**RECORDS FOR PROCESSING:**
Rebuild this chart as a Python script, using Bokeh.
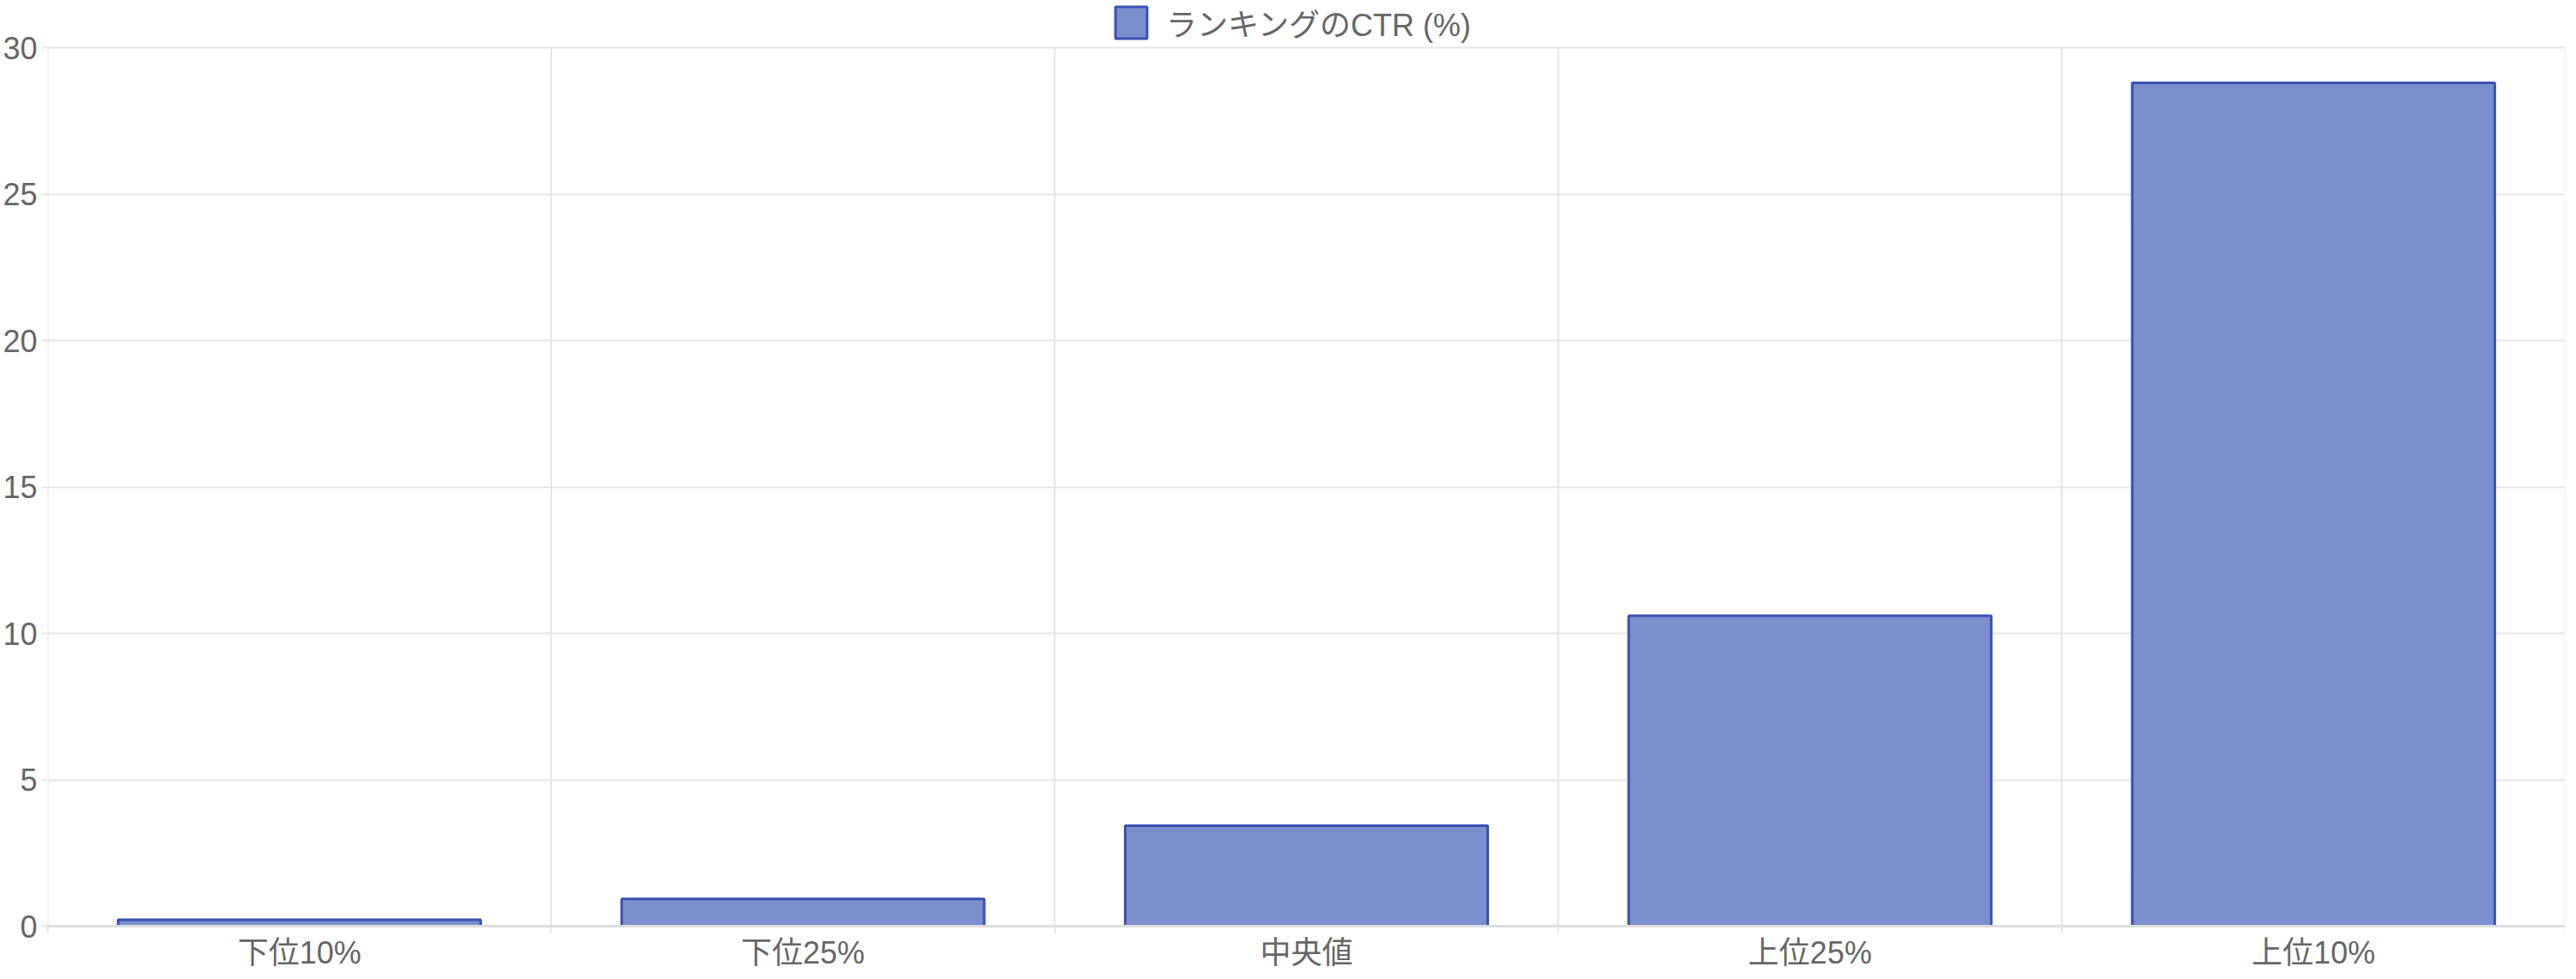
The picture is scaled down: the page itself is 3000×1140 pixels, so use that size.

...

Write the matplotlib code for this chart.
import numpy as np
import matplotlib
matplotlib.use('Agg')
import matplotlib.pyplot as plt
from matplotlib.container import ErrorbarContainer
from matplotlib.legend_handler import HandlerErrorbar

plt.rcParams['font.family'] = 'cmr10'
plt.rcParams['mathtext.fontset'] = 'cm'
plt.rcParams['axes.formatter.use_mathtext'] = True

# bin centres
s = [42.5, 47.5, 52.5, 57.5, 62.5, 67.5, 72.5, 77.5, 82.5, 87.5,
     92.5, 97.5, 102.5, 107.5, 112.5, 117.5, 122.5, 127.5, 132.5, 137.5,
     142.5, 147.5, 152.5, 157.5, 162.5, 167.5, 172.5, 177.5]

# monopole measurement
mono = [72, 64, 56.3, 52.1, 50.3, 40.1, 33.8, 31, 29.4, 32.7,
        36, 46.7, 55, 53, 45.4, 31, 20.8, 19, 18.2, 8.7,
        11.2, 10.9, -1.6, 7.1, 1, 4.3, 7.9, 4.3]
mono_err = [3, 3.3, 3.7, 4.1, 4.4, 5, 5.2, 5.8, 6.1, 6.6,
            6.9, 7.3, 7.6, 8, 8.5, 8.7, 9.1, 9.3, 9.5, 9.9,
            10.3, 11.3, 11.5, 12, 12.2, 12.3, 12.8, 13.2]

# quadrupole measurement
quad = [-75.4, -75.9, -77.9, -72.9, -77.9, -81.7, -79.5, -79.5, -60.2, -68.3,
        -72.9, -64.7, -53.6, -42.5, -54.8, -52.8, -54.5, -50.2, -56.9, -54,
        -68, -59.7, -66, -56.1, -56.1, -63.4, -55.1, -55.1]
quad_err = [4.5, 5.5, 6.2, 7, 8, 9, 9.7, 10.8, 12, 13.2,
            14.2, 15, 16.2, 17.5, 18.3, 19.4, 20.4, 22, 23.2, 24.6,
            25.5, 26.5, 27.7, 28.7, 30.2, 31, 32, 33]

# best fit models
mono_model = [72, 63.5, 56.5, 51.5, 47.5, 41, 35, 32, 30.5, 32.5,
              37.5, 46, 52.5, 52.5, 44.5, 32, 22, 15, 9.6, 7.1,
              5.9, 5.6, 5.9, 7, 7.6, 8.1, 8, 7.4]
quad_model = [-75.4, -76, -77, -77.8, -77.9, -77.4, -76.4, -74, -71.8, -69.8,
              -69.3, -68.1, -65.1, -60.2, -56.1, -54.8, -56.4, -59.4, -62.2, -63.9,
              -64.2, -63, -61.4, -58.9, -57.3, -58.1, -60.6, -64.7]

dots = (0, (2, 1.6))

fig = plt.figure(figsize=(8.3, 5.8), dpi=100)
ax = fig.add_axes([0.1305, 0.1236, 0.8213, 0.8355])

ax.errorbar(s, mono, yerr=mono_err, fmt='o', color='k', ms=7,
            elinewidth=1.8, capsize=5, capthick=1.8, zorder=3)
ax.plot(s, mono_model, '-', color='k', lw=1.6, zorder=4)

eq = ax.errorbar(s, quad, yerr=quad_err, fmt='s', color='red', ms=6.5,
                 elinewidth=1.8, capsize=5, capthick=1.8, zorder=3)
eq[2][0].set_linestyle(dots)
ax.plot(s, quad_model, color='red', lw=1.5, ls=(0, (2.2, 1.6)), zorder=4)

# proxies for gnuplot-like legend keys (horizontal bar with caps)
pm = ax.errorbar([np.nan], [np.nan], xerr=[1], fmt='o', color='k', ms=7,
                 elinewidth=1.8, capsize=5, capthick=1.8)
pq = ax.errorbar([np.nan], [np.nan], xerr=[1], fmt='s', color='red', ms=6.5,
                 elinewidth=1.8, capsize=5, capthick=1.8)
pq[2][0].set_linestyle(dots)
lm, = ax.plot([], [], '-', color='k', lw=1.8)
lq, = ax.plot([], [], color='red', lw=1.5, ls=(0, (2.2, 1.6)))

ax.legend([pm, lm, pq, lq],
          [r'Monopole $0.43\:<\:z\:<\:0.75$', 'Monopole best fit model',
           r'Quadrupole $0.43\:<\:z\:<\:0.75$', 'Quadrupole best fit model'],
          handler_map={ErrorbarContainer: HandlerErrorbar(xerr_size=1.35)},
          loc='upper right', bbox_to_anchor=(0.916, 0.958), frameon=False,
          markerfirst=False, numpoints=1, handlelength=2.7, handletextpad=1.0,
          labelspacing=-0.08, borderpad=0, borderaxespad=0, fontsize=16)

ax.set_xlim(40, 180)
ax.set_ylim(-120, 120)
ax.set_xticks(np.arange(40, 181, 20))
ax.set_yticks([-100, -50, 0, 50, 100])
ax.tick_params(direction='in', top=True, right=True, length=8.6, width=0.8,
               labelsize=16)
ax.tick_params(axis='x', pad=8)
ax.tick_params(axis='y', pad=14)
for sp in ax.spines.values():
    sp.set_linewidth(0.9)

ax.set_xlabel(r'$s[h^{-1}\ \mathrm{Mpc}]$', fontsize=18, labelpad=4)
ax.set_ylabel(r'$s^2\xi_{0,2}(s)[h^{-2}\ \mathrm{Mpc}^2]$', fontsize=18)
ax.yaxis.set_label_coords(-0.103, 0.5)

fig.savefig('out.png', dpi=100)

**INSTRUCTIONS FOR THE TASK:**
In the listing above, find the line with "Rebuild this chart" and the line with "The picture is". Set down exactly those lines and everything between them, skipping pictures.

**SOLUTION TO THIS PROBLEM:**
Rebuild this chart as a Python script, using Bokeh.
The picture is scaled down: the page itself is 3000×1140 pixels, so use that size.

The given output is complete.